Malgré ces éléments, aucun plan d’évacuation de la population en cas d’attaque serbe ne sera proposé par nos défenseurs patentés de la paix et des droits de l’homme.
Quant le génocide commence, il n’y a plus aucune sorte de "mystère" sur les intentions de Mladic. D’autant que les massacres ont lieu sous le nez des forces armées de l’ONU. Pourtant, là encore, aucune évacuation ne sera prévue pour la poche de Zepa nettoyée juste après celle de Srebrenica. Ainsi, d'après un télégramme envoyé le 12 juillet 1995 par une représentation diplomatique auprès des organisations humanitaires : "Le HCR et le CICR n’entendent pas participer ou organiser l’évacuation de la population qui s’inscrit dans la politique bosno-serbe de "nettoyage ethnique", sauf si le gouvernement bosniaque leur en fait expressément la demande et à la condition que les civils de Zepa souhaitent quitter les villages de l’enclave." (cf. le rapport d’information des députés français)
Finalement, ce sont bien les grandes puissances capitalistes,
à travers leurs sanglantes rivalités impérialistes qui ont encouragé les
opérations de "nettoyage" et de "purification ethnique"
pratiquées par les cliques nationalistes rivales sur le terrain.

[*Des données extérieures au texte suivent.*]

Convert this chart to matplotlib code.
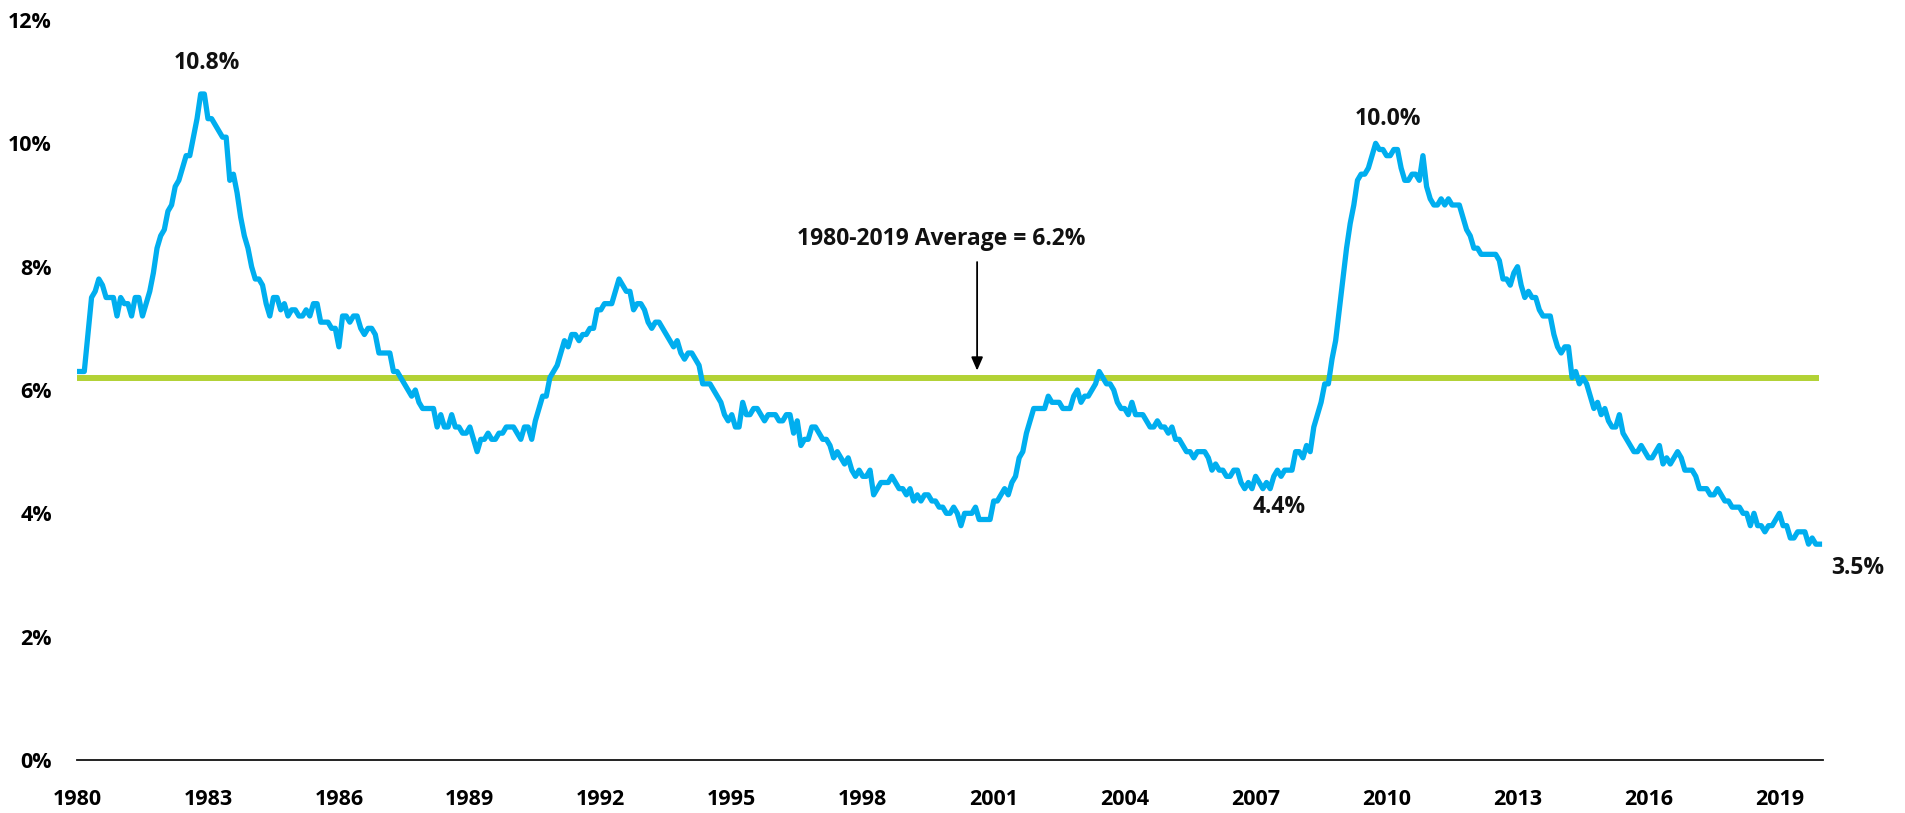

La Shoah, les bombardements de Dresde et de Hambourg, ceux d’Hiroshima et de Nagasaki ont aussi été commémorés cette année avec le même cynisme (cf. Revue Internationale n°121). En chaque occasion, la bourgeoisie a jeté un voile idéologique hypocrite pour tenter de masquer les responsabilités directes des grandes démocraties dans ces crimes et ces horreurs ainsi que sur la barbarie de son système.
Ce ne sont nullement des reliques du passé mais l’expression même de l’avenir que le capitalisme nous réserve tant que la classe ouvrière n'aura pas entrepris de le renverser et de le détruire.